4-20 is required in many applications when long wire lead length is an issue. It is more common today and is an excellent standard. The signal is converted to two wires for easy reading of many instruments. You still need a power supply usually 24 VDC.

We convert a resistive load to 4-20 by using a surface mount module that easily hooks up to most resistive 3 wire devices. You can see the unit by going to then to controls – then 4-20.

Bob Hogg

Johan Bengtsson

Because since 0mA is not a valid signal you can easily detect when the wire is broken or there is some other fault giving 0mA. if 0mA would have been a valid signal you could not make any such detection since you would not know if the signal really should be 0 or if something is broken.

/Johan Bengtsson

P&L, Innovation in training
Box 252, S-281 23 H{ssleholm SWEDEN
Tel: +46 451 49 460, Fax: +46 451 89 833
E-mail: [email protected]

Anthony Kerstens

I don't have a solid answer since I'm not an instrumentation expert.

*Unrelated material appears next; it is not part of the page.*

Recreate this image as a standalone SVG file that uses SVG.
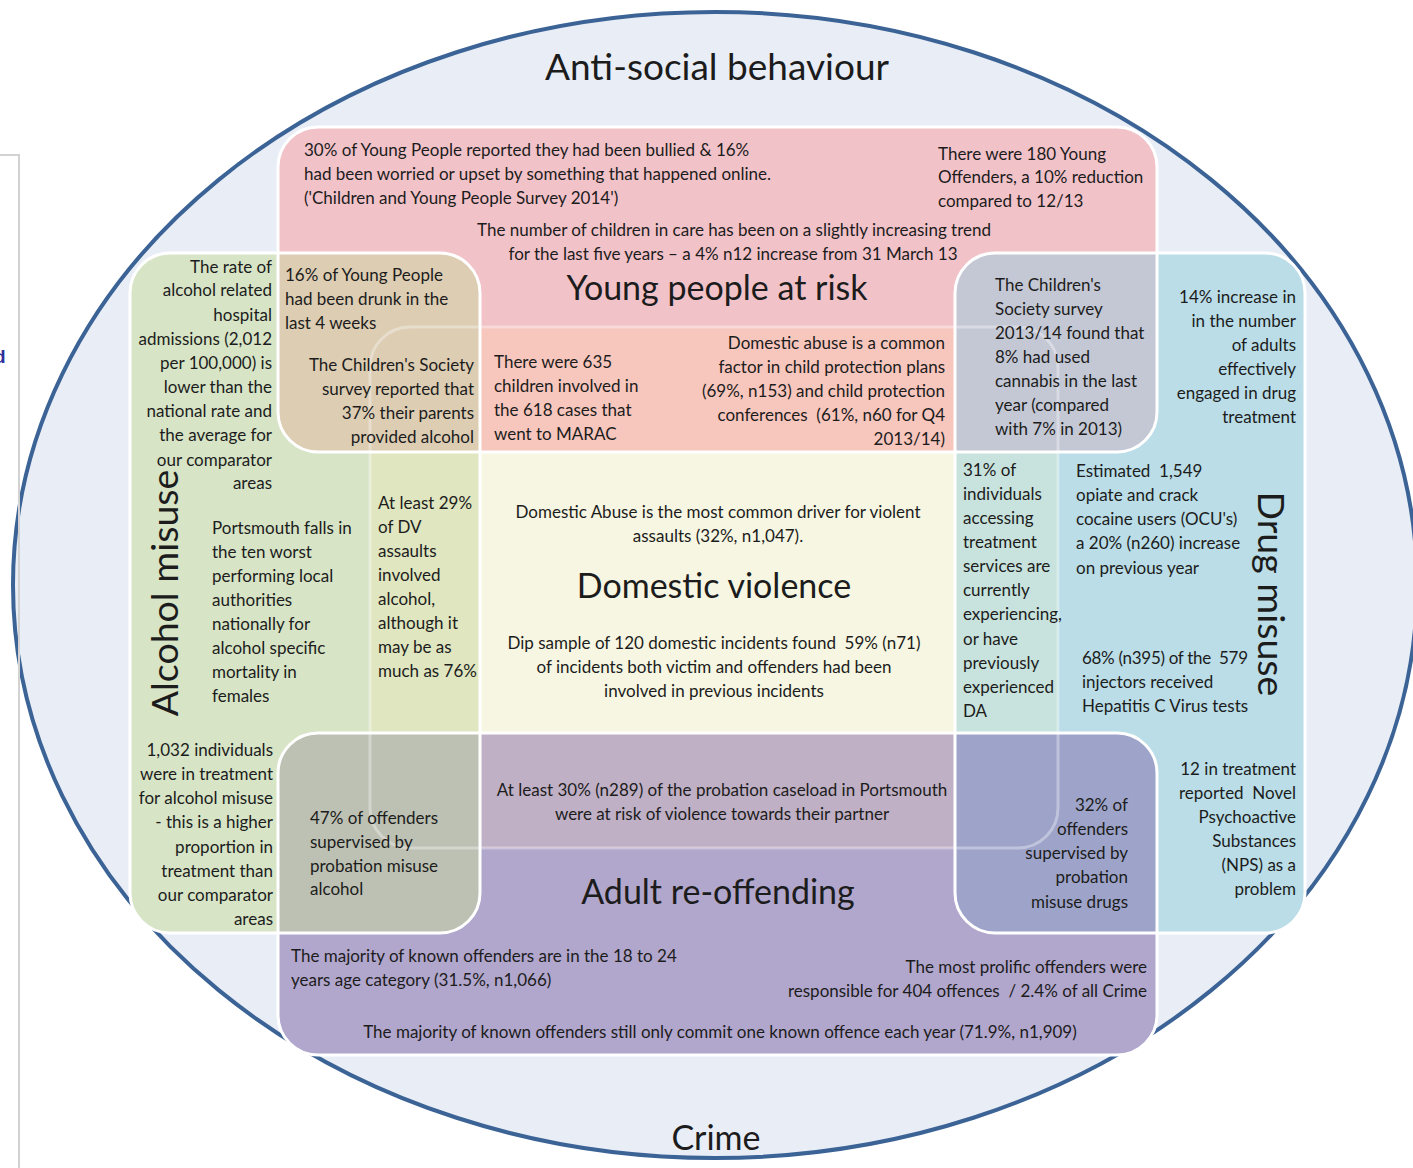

The only thing I can be sure of would be that some analog devices provide broken wire detection. A signal of 0mA is needed to do this.

Other reasons may involve noise at low signal levels, non-linear ranges of electronic components, and calibration of circuits.

The one instrumentation book I have does not go into great detail on electronics.

Anthony Kerstens P.Eng.
The most obvious answer is... Using the 0-20 range... does 0ma represent "0" or a break in the cable. While with the 4-20 range there is no chance of this ambiguity.

Best Regards... Rick Kelly

Chief Technician N/C
Cheese Operations
Kraft Canada Inc.
Ingleside, Ont.

V (613) 537-8069
F (613) 537-8044
[email protected]
Because, 2-wire transmitters (no external power supply) use the 4mA signal to energize the transmitter.

In Europe, people prefer 0-20mA, because it is possible (with new technology) to "energize" the transmitter with "almost zero" power.

In the US, 4-20mA is a standard signal.

Jim Pinto
email : [email protected]
San Diego, CA., USA

C. Ward Yelverton

Also loop powered devices and indicators won't work with 0-mA. 4-mA establishes a minimum power availability to all devices on the loop.

Michael R. Batchelor

The minimum power availbility is just a freebie. (An important one to be sure.) The 4-20 ma is reminicient of the older 3-15 psi signals. The live zero gives an indication that the loop is broken by indicating 25% below zero if there is no signal.
Yes, but also the 4 to 20 mA allows for a low cost diagnostic for broken wire or lack of power supply. 0 mA is not the beginning of the scale, but a signal of malfunction.

the devices for two wires we can't start from 0 ma because 0 ma means the charge is very high (open circuit). for 4 wires it's better start from 4 ma to know the situation for your devices or wire. this is what I understand during my small experience.


Jeffrey Eggenberger

It also allows for 0 (Zero) ma to be a faulted condition. A nice way to check for an open circuit.

There is no such thing as a natural-born pilot. Chuck Yeager

Jeff Eggenberger


Forget about the 4-20 mA stuff anymore,the future is going to be the Fieldbus( all Digital, bi-directional communication) devices/systems.